▸ **What needs to be done**: Copy, in full, each line of the material that holds the word "this".

* Start Items *

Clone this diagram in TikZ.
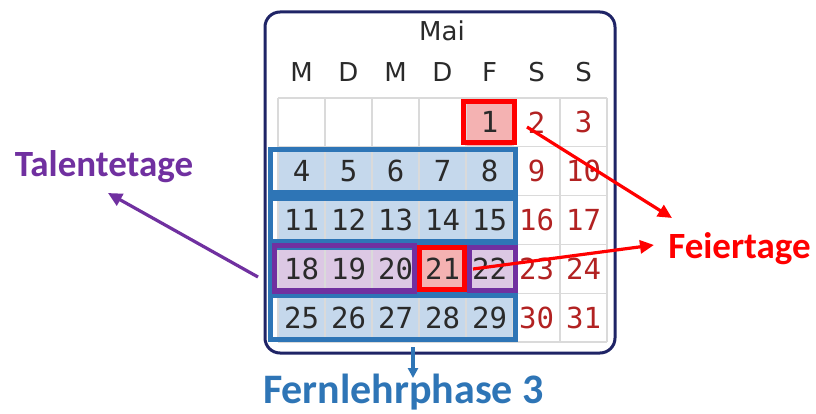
\documentclass[tikz,border=0pt]{standalone}
\usepackage{fontspec}
\setmainfont{Carlito}
\newfontfamily\hdrfont{DejaVu Sans}
\newfontfamily\numfont{DejaVu Sans Mono}
\usetikzlibrary{arrows.meta}
\definecolor{navy}{HTML}{1F2466}
\definecolor{bluebox}{HTML}{2E75B6}
\definecolor{purplebox}{HTML}{7030A0}
\definecolor{redbox}{HTML}{FF0000}
\definecolor{cellblue}{HTML}{C5D8EC}
\definecolor{celllav}{HTML}{DCC8E4}
\definecolor{cellpink}{HTML}{F4B2B2}
\definecolor{gridgray}{HTML}{DADADA}
\definecolor{numdark}{HTML}{2A2A2A}
\definecolor{numred}{HTML}{B22222}
\tikzset{
  frame/.style={draw=navy,line width=3pt,rounded corners=15pt},
  gridline/.style={draw=gridgray,line width=1.2pt},
  bluerow/.style={draw=bluebox,line width=5.5pt},
  purplerow/.style={draw=purplebox,line width=5.5pt},
  redcell/.style={draw=redbox,line width=5.5pt},
  numtext/.style={inner sep=0pt,font=\numfont\fontsize{29}{31}\selectfont},
  hdrtext/.style={inner sep=0pt,text=numdark,font=\hdrfont\fontsize{26}{28}\selectfont},
  label/.style={inner sep=0pt,font=\bfseries\fontsize{37}{40}\selectfont},
  arr/.style={line width=3.2pt,-{Triangle[length=14pt,width=13pt]}},
}
\begin{document}
\begin{tikzpicture}[x=1pt,y=-1pt]
\useasboundingbox[fill=white] (0,0) rectangle (816,414);
% cell fills
\foreach \r in {1,...,4}{
  \foreach \c in {0,...,4}{
    \fill[cellblue] ({278+47*\c},{98+48.8*\r}) rectangle ++(47,48.8);
  }
}
\fill[cellpink] ({278+47*4},98) rectangle ++(47,48.8);
\fill[celllav] (278,{98+48.8*3}) rectangle ++(141,48.8);
\fill[cellpink] ({278+47*3},{98+48.8*3}) rectangle ++(47,48.8);
\fill[celllav] ({278+47*4},{98+48.8*3}) rectangle ++(47,48.8);
% grid
\foreach \i in {0,...,7}{
  \draw[gridline] ({278+47*\i},98) -- ({278+47*\i},342);
}
\foreach \j in {0,...,5}{
  \draw[gridline] (278,{98+48.8*\j}) -- (607,{98+48.8*\j});
}
% frame
\draw[frame] (265,12) rectangle (615,353);
% header
\node[hdrtext] (mai) at (442,31) {Mai};
\foreach \l [count=\i from 0] in {M,D,M,D,F,S,S}{
  \node[hdrtext] (h\i) at ({301.5+47*\i},72) {\l};
}
% boxes
\foreach \r in {1,...,4}{
  \draw[bluerow] (270.5,{98+48.8*\r+2.5}) rectangle (515.5,{98+48.8*(\r+1)-2.5});
}
\draw[purplerow] (274.5,245.5) rectangle (414.5,291);
\draw[redcell] (419.5,247.5) rectangle (464.5,289.5);
\draw[purplerow] (469.5,247.5) rectangle (515.5,290.5);
\draw[redcell] (463.5,101.5) rectangle (514.5,142.5);
% numbers
\foreach \n in {1,...,31}{
  \pgfmathtruncatemacro\c{mod(\n+3,7)}
  \pgfmathtruncatemacro\r{int((\n+3)/7)}
  \ifnum\c>4
    \node[numtext,text=numred] (d\n) at ({301.5+47*\c},{122.4+48.8*\r}) {\n};
  \else
    \node[numtext,text=numdark] (d\n) at ({301.5+47*\c},{122.4+48.8*\r}) {\n};
  \fi
}
% labels
\node[label,text=purplebox] (talent) at (104,167) {Talentetage};
\node[label,text=redbox] (feier) at (739.5,249) {Feiertage};
\node[label,text=bluebox,font=\bfseries\fontsize{42}{45}\selectfont] (fern) at (403.5,392) {Fernlehrphase 3};
% connectors
\coordinate (feierA) at (527,127);
\coordinate (feierAtip) at (672,218);
\coordinate (feierB) at (473,269);
\coordinate (feierBtip) at (654,245);
\coordinate (talentS) at (258,277);
\coordinate (talentTip) at (108,193);
\coordinate (fernS) at (413,347);
\coordinate (fernTip) at (413,378);
\draw[arr,redbox] (feierA) -- (feierAtip);
\draw[arr,redbox] (feierB) -- (feierBtip);
\draw[arr,purplebox] (talentS) -- (talentTip);
\draw[arr,bluebox,-{Triangle[length=10pt,width=10pt]}] (fernS) -- (fernTip);
\end{tikzpicture}
\end{document}
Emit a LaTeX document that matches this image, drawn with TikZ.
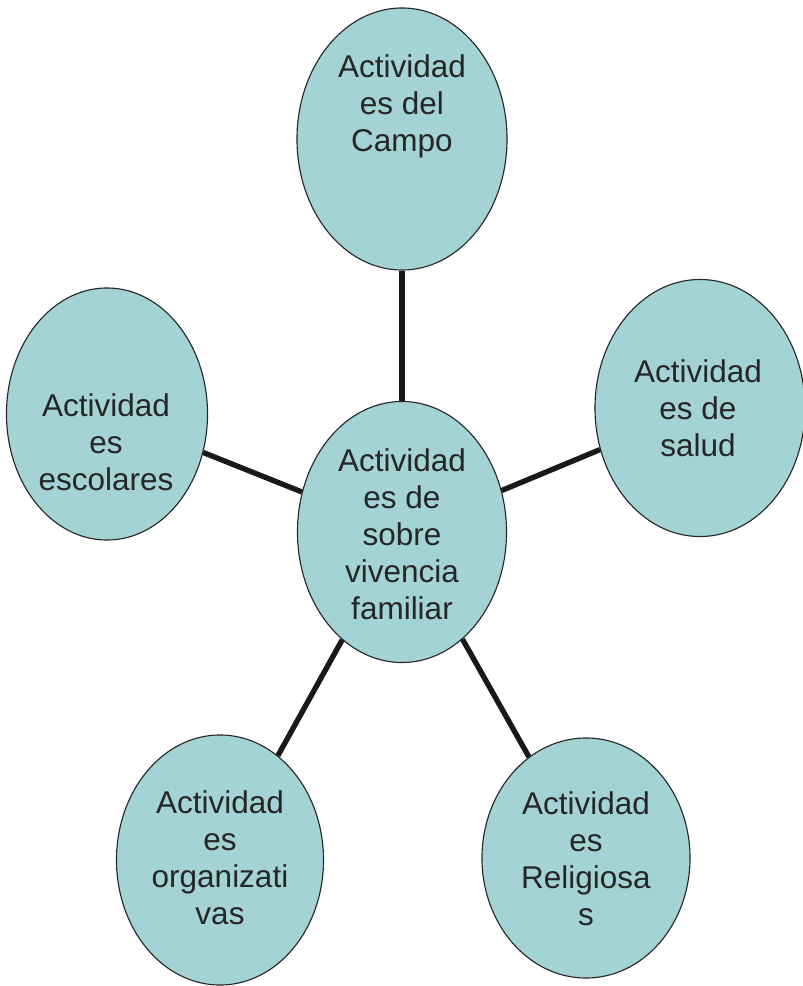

* End Items *

▸ **Full answer**:
Clone this diagram in TikZ.
Emit a LaTeX document that matches this image, drawn with TikZ.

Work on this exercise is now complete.